Wharton faculty members Scott Harrington, professor of health-care management and insurance and risk management, and Jonathan Kolstad, assistant professor of health-care management, were joined by Tom Baker, deputy dean and William Maul Measly Professor of Law and Health Sciences at Penn Law; Dave Grande, assistant professor of medicine at the Perelman School of Medicine; Ralph Muller, CEO of the University of Pennsylvania Health System; and Mary Naylor, Marian S. Ware Professor in Gerontology and director of NewCourtland Center for Transitions and Health at the University of Pennsylvania School of Nursing.
One interesting and immediate result of the Supreme Court decision, said Harrington, was the stock market’s reaction. While the overall market dipped slightly, for-profit hospital stocks were generally up several percentage points, as were Medicare-managed organizations. On the other hand, shares of major health insurers dropped about 3 to 4 percent.
“That’s a little bit puzzling, because the big fear of the health insurance industry was that the mandate would be thrown out,” Harrington said.
Naylor lauded the ACA as a step toward a positive change in the U.S. health-care system, but cautioned that it is not a sweeping reform.
“There are going to be winners and losers as systems go through major change,” she said.

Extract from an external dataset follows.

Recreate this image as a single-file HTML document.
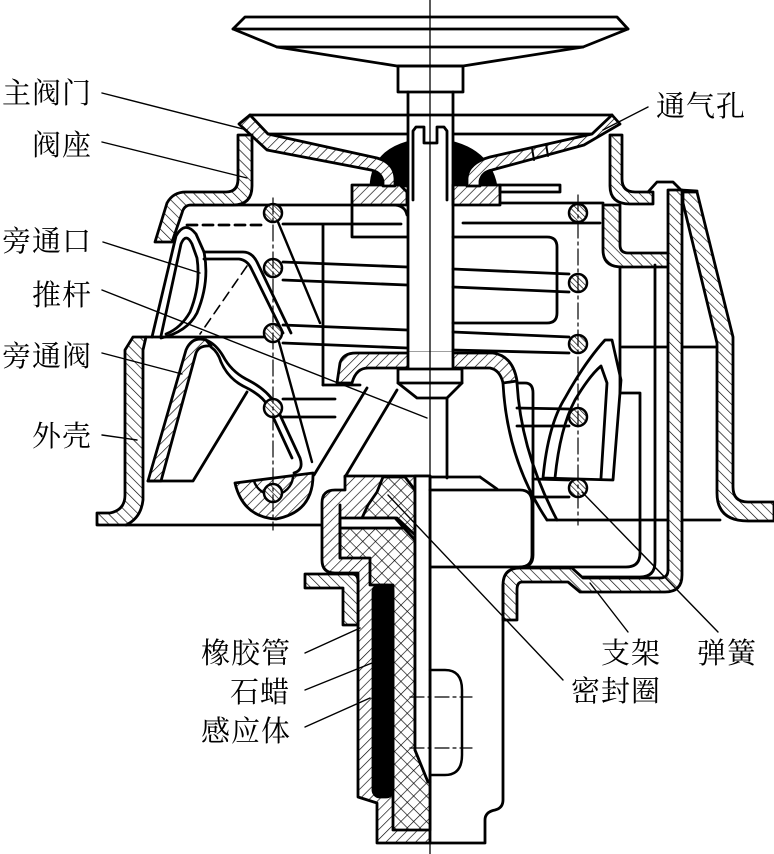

It is only one step—and there is no telling what could happen to the ACA come November.
The impact on costs and services is also unclear considering the looming 2014 deadline for implementation of many of the reforms, including the individual mandate and state exchanges.
“I think we have to worry about cost,” said Harrington. “We have a lot of people coming into the market, and a lot of people, even with subsidies, are going to face higher premiums.”
With the expansion of Medicaid, he said, there will also be increased demand for health services.
“I’d like to see more discussion about what’s happening on the providers’ side to help ensure that, come 2014/2015, you will have some significant increase in the supply of medical care, or I think we may be facing an environment where waiting times and access actually in the short run appear to be much worse than they were prior to the law,” Harrington continued.
The rules of the game are set, said Kolsted. Big insurance organizations are now moving away from a period of “concern and uncertainty … and have figured out a way to work with [the new regulations].”
Now, only time, and the upcoming presidential election, will tell how the ACA plays out.
Held on June 28, the roundtable event was hosted by the LDI Health Economist, the online publication of the University of Pennsylvania’s Leonard Davis Institute.